**GOAL**
The lines to return are those from the one containing "The picture is" down to the one containing "18, 20, 22];", inclusive; return them exactly and nothing else.

________________

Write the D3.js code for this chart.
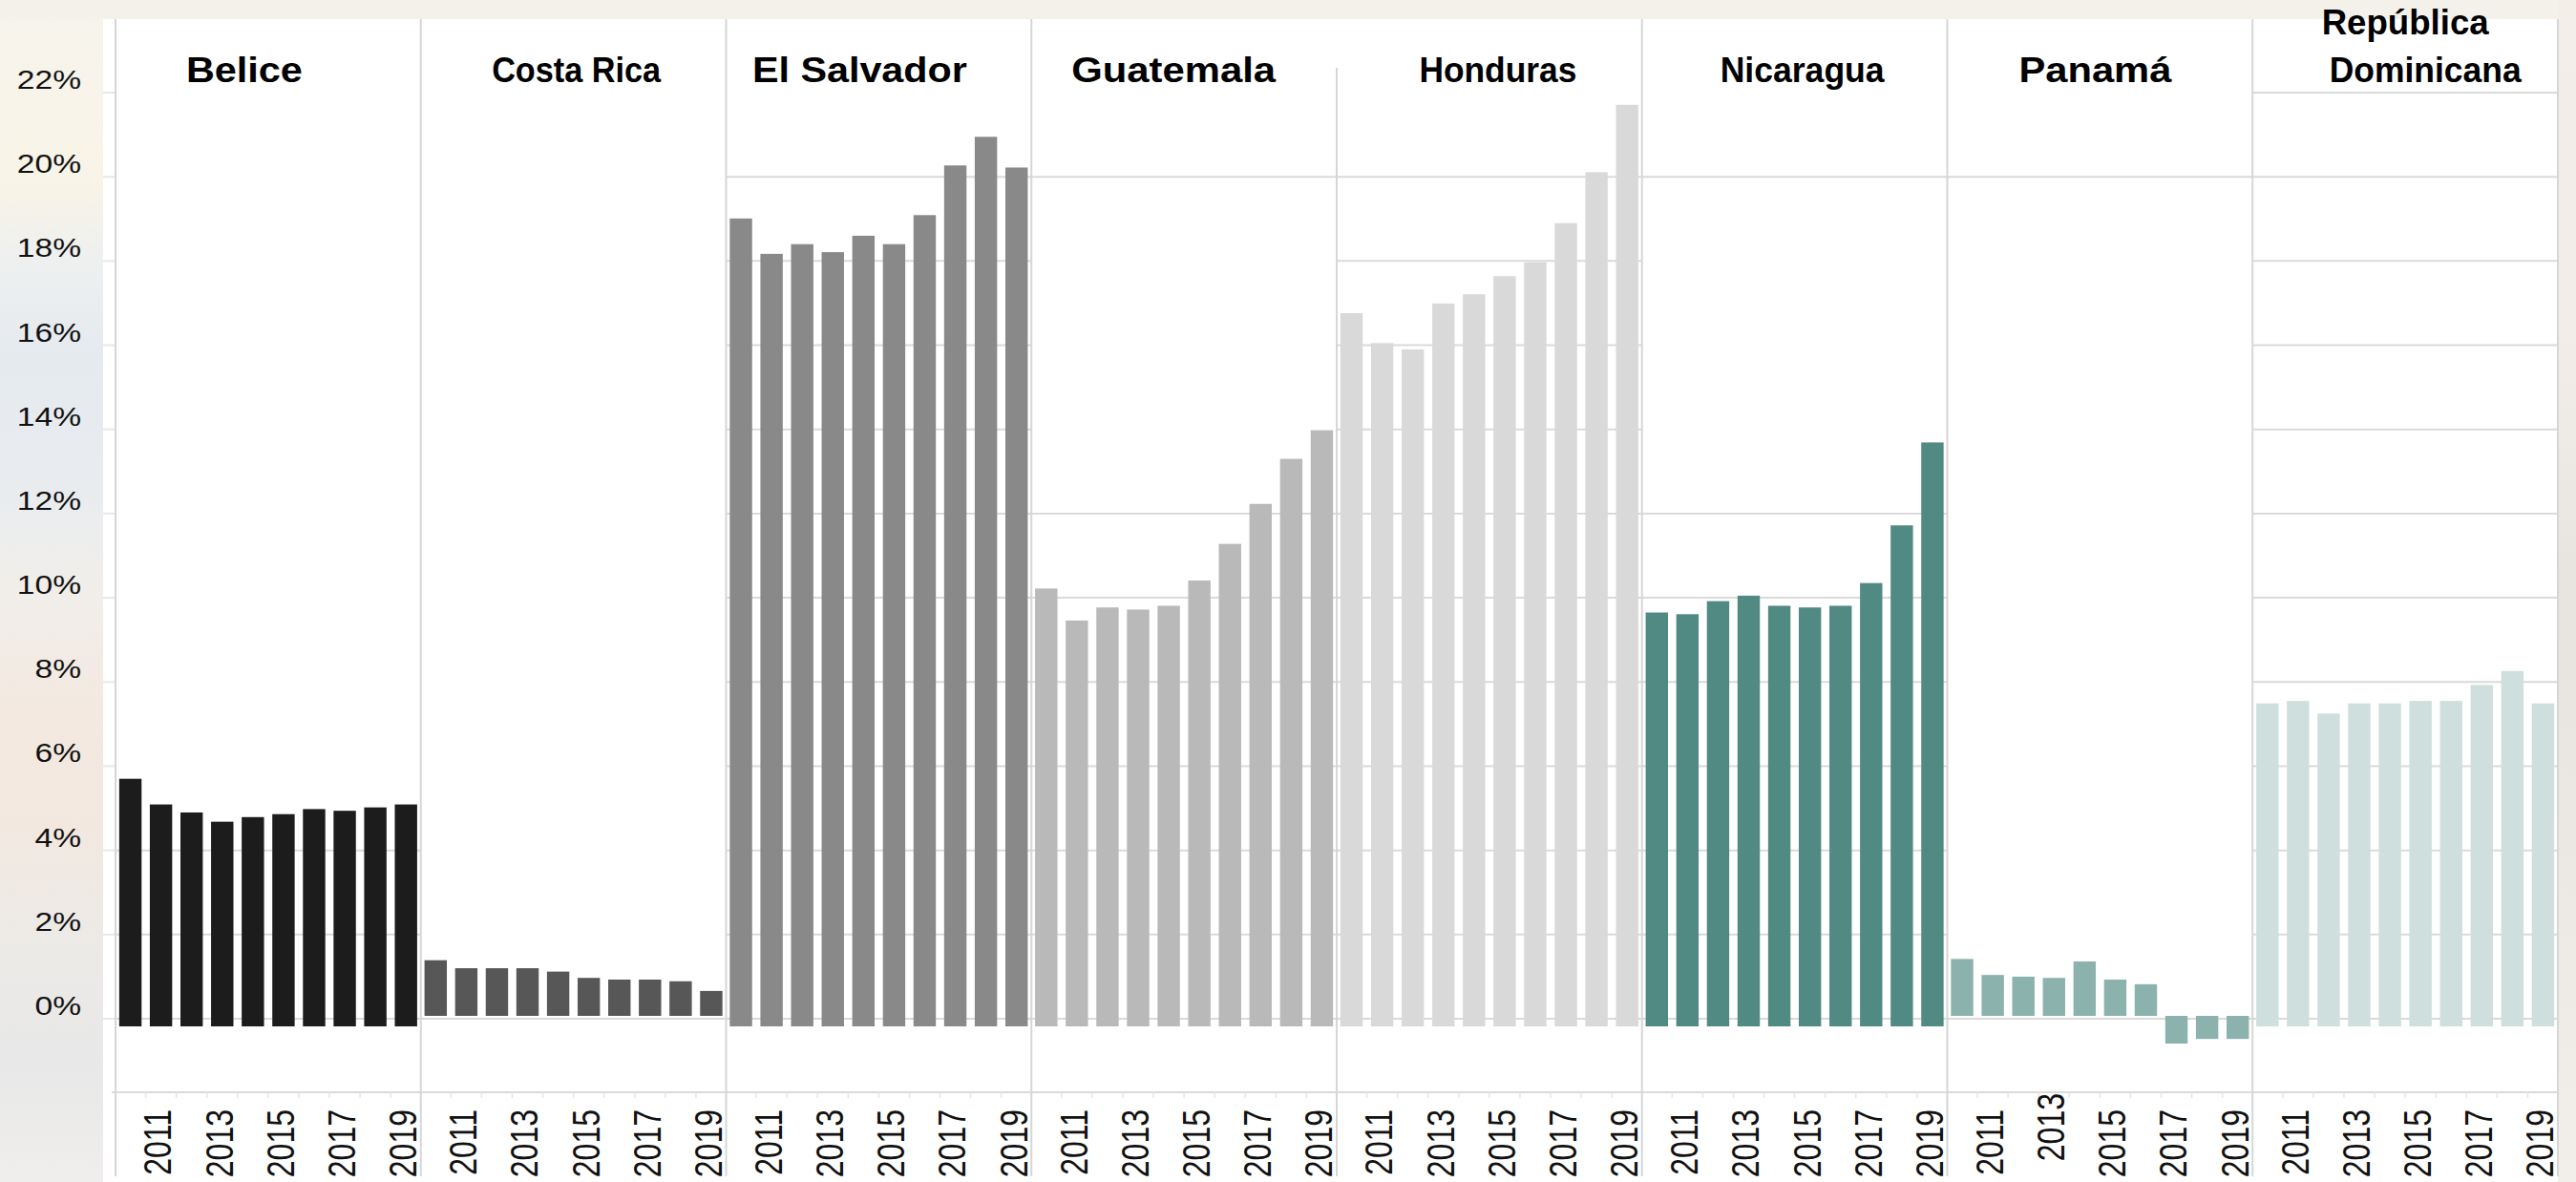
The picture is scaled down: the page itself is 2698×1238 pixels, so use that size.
<!DOCTYPE html>
<html><head><meta charset="utf-8">
<script src="https://cdn.jsdelivr.net/npm/d3@7"></script>
<style>html,body{margin:0;padding:0;background:#f5f2ed;overflow:hidden}</style>
</head><body><svg id="chart" width="2698" height="1238"></svg>
<script>
// ---------------- DATA ----------------
const countries = ["Belice", "Costa Rica", "El Salvador", "Guatemala", "Honduras", "Nicaragua", "Panamá", "República Dominicana"];
const years = ["2010", "2011", "2012", "2013", "2014", "2015", "2016", "2017", "2018", "2019"];
const yearLabels = ["2011", "2013", "2015", "2017", "2019"];
const yTickValues = [0, 2, 4, 6, 8, 10, 12, 14, 16, 18, 20, 22];

const belice        = [5.70, 5.09, 4.90, 4.68, 4.79, 4.86, 4.98, 4.94, 5.02, 5.09];
const costaRica     = [1.39, 1.20, 1.20, 1.20, 1.12, 0.97, 0.93, 0.93, 0.89, 0.66];
const elSalvador    = [19.01, 18.17, 18.40, 18.21, 18.60, 18.40, 19.09, 20.27, 20.95, 20.22];
const guatemala     = [10.22, 9.46, 9.77, 9.72, 9.81, 10.41, 11.28, 12.23, 13.30, 13.98];
const honduras      = [16.76, 16.05, 15.90, 16.99, 17.21, 17.64, 17.97, 18.90, 20.11, 21.71];
const nicaragua     = [9.65, 9.61, 9.92, 10.05, 9.81, 9.77, 9.81, 10.35, 11.72, 13.69];
const panama        = [1.42, 1.04, 1.00, 0.97, 1.36, 0.93, 0.82, -0.59, -0.48, -0.48];
const repDominicana = [7.49, 7.55, 7.25, 7.49, 7.49, 7.55, 7.55, 7.93, 8.26, 7.49];

const series = [belice, costaRica, elSalvador, guatemala, honduras, nicaragua, panama, repDominicana];

// ---------------- STYLE ----------------
const panelStyle = [
  {color: "#1c1c1c", grid: [0, 2, 4], base: 8, title: ["Belice"], tw: [122], tdx: -25},
  {color: "#575757", grid: [0], base: -3, title: ["Costa Rica"], tw: [177], tdx: 3},
  {color: "#898989", grid: [0, 2, 4, 6, 8, 10, 12, 14, 16, 18, 20], base: 8, title: ["El Salvador"], tw: [225], tdx: -20},
  {color: "#b9b9b9", grid: [0, 2, 4, 6, 8, 10, 12, 20], base: 8, title: ["Guatemala"], tw: [214], tdx: -11},
  {color: "#d9d9d9", grid: [0, 2, 4, 6, 8, 10, 12, 14, 16, 18, 20], base: 8, title: ["Honduras"], tw: [165], tdx: 9, sepTop: 71},
  {color: "#518a83", grid: [0, 2, 4, 6, 8, 10, 12, 20], base: 8, title: ["Nicaragua"], tw: [172], tdx: 8},
  {color: "#8cb2ad", grid: [0, 20], base: -3, title: ["Panamá"], tw: [160], tdx: -5, labelShift: {"2013": -17}},
  {color: "#cfdfdd", grid: [0, 2, 4, 6, 8, 10, 12, 14, 16, 18, 20, 22], base: 8, title: ["República", "Dominicana"], tw: [175, 201], tdx: [0, 21]}
];

const W = 2698, H = 1238;
const plotLeft = 108, plotTop = 20;
const svg = d3.select("#chart");

// background
const defs = svg.append("defs");
const g1 = defs.append("linearGradient").attr("id", "bgV").attr("x1", 0).attr("y1", 0).attr("x2", 0).attr("y2", 1);
[[0, "#f6f3ec"], [0.1, "#f8f4e9"], [0.16, "#f7f3e6"], [0.22, "#eef0f0"], [0.3, "#e5eaef"], [0.42, "#e9ecef"], [0.5, "#f1eeea"],
 [0.6, "#f3e9e0"], [0.7, "#f2e8e0"], [0.8, "#eceae7"], [0.9, "#e8e8e8"], [1, "#efeeec"]]
  .forEach(([o, c]) => g1.append("stop").attr("offset", o).attr("stop-color", c));
const g2 = defs.append("linearGradient").attr("id", "bgR").attr("x1", 0).attr("y1", 0).attr("x2", 0).attr("y2", 1);
[[0, "#f3efe8"], [0.3, "#f1ede6"], [0.5, "#e7e4e0"], [0.7, "#ebe7e2"], [1, "#f2efea"]]
  .forEach(([o, c]) => g2.append("stop").attr("offset", o).attr("stop-color", c));

svg.append("rect").attr("x", 0).attr("y", 0).attr("width", W).attr("height", H).attr("fill", "url(#bgV)");
svg.append("rect").attr("x", 0).attr("y", 0).attr("width", W).attr("height", plotTop).attr("fill", "#f4f1ea");
svg.append("rect").attr("x", 2679).attr("y", 0).attr("width", W - 2679).attr("height", H).attr("fill", "url(#bgR)");

// scales
const x = d3.scaleBand().domain(countries).range([121, 2679]);
const y = d3.scaleLinear().domain([0, 22]).range([1067, 97]);
const inner = d3.scaleBand().domain(years).range([0, x.bandwidth()]).paddingInner(0.27).paddingOuter(0.12);

// white plot area
svg.append("rect").attr("x", plotLeft).attr("y", plotTop).attr("width", 2679 - plotLeft).attr("height", H - plotTop).attr("fill", "#ffffff");

const gridColor = "#dadada";

// left tick stubs
svg.append("g").selectAll("line").data(yTickValues).join("line")
  .attr("x1", plotLeft).attr("x2", 121)
  .attr("y1", d => y(d)).attr("y2", d => y(d))
  .attr("stroke", "#e8e8e8").attr("stroke-width", 2);

// per-panel gridlines
countries.forEach((c, i) => {
  const st = panelStyle[i];
  svg.append("g").selectAll("line").data(st.grid).join("line")
    .attr("x1", x(c)).attr("x2", x(c) + x.bandwidth())
    .attr("y1", d => y(d)).attr("y2", d => y(d))
    .attr("stroke", gridColor).attr("stroke-width", 2);
});

// bottom axis line
const axisY = 1144;
svg.append("line").attr("x1", 117).attr("x2", 2679).attr("y1", axisY).attr("y2", axisY)
  .attr("stroke", gridColor).attr("stroke-width", 2);

// separators
countries.forEach((c, i) => {
  const st = panelStyle[i];
  svg.append("line").attr("x1", x(c)).attr("x2", x(c))
    .attr("y1", st.sepTop || plotTop).attr("y2", 1232)
    .attr("stroke", "#d6d6d6").attr("stroke-width", 2);
});
svg.append("line").attr("x1", 2679).attr("x2", 2679).attr("y1", plotTop).attr("y2", 1232)
  .attr("stroke", "#d6d6d6").attr("stroke-width", 2);

// small ticks between bars on the axis
countries.forEach(c => {
  svg.append("g").selectAll("line").data(years.slice(1)).join("line")
    .attr("x1", d => x(c) + inner(d) - inner.step() * 0.135)
    .attr("x2", d => x(c) + inner(d) - inner.step() * 0.135)
    .attr("y1", axisY).attr("y2", axisY + 6)
    .attr("stroke", "#e6e6e6").attr("stroke-width", 1.5);
});

// bars
countries.forEach((c, i) => {
  const st = panelStyle[i];
  const base = y(0) + st.base;
  svg.append("g").selectAll("rect").data(series[i].map((v, k) => ({year: years[k], v})))
    .join("rect")
    .attr("x", d => x(c) + inner(d.year))
    .attr("width", inner.bandwidth())
    .attr("y", d => Math.min(y(d.v), base))
    .attr("height", d => Math.abs(base - y(d.v)))
    .attr("fill", st.color);
});

// titles
countries.forEach((c, i) => {
  const st = panelStyle[i];
  const cx = x(c) + x.bandwidth() / 2;
  const lines = st.title;
  const baselines = lines.length === 1 ? [86] : [36, 86];
  lines.forEach((t, j) => {
    const dx = Array.isArray(st.tdx) ? st.tdx[j] : st.tdx;
    svg.append("text")
      .attr("x", cx + dx).attr("y", baselines[j])
      .attr("text-anchor", "middle")
      .attr("font-family", "'Liberation Sans', Arial, sans-serif")
      .attr("font-weight", "bold").attr("font-size", 36)
      .attr("textLength", st.tw[j]).attr("lengthAdjust", "spacingAndGlyphs")
      .attr("fill", "#000")
      .text(t);
  });
});

// y-axis labels
svg.append("g").selectAll("text").data(yTickValues).join("text")
  .attr("transform", d => `translate(85,${y(d) - 4}) scale(1.2,1)`)
  .attr("text-anchor", "end")
  .attr("font-family", "'Liberation Sans', Arial, sans-serif")
  .attr("font-size", 28).attr("fill", "#111")
  .text(d => d + "%");

// year labels
countries.forEach((c, i) => {
  const st = panelStyle[i];
  svg.append("g").selectAll("text").data(yearLabels).join("text")
    .attr("transform", d => {
      const cx = x(c) + inner(d) + inner.bandwidth() / 2 - 4;
      const top = 1162 + ((st.labelShift && st.labelShift[d]) || 0);
      return `translate(${cx},${top}) scale(1.29,1) rotate(-90)`;
    })
    .attr("text-anchor", "end")
    .attr("dy", "0.36em")
    .attr("font-family", "'Liberation Sans', Arial, sans-serif")
    .attr("font-size", 32).attr("fill", "#111")
    .text(d => d);
});
</script>
</body></html>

________________

**ANSWER TO THIS PROBLEM**
The picture is scaled down: the page itself is 2698×1238 pixels, so use that size.
<!DOCTYPE html>
<html><head><meta charset="utf-8">
<script src="https://cdn.jsdelivr.net/npm/d3@7"></script>
<style>html,body{margin:0;padding:0;background:#f5f2ed;overflow:hidden}</style>
</head><body><svg id="chart" width="2698" height="1238"></svg>
<script>
// ---------------- DATA ----------------
const countries = ["Belice", "Costa Rica", "El Salvador", "Guatemala", "Honduras", "Nicaragua", "Panamá", "República Dominicana"];
const years = ["2010", "2011", "2012", "2013", "2014", "2015", "2016", "2017", "2018", "2019"];
const yearLabels = ["2011", "2013", "2015", "2017", "2019"];
const yTickValues = [0, 2, 4, 6, 8, 10, 12, 14, 16, 18, 20, 22];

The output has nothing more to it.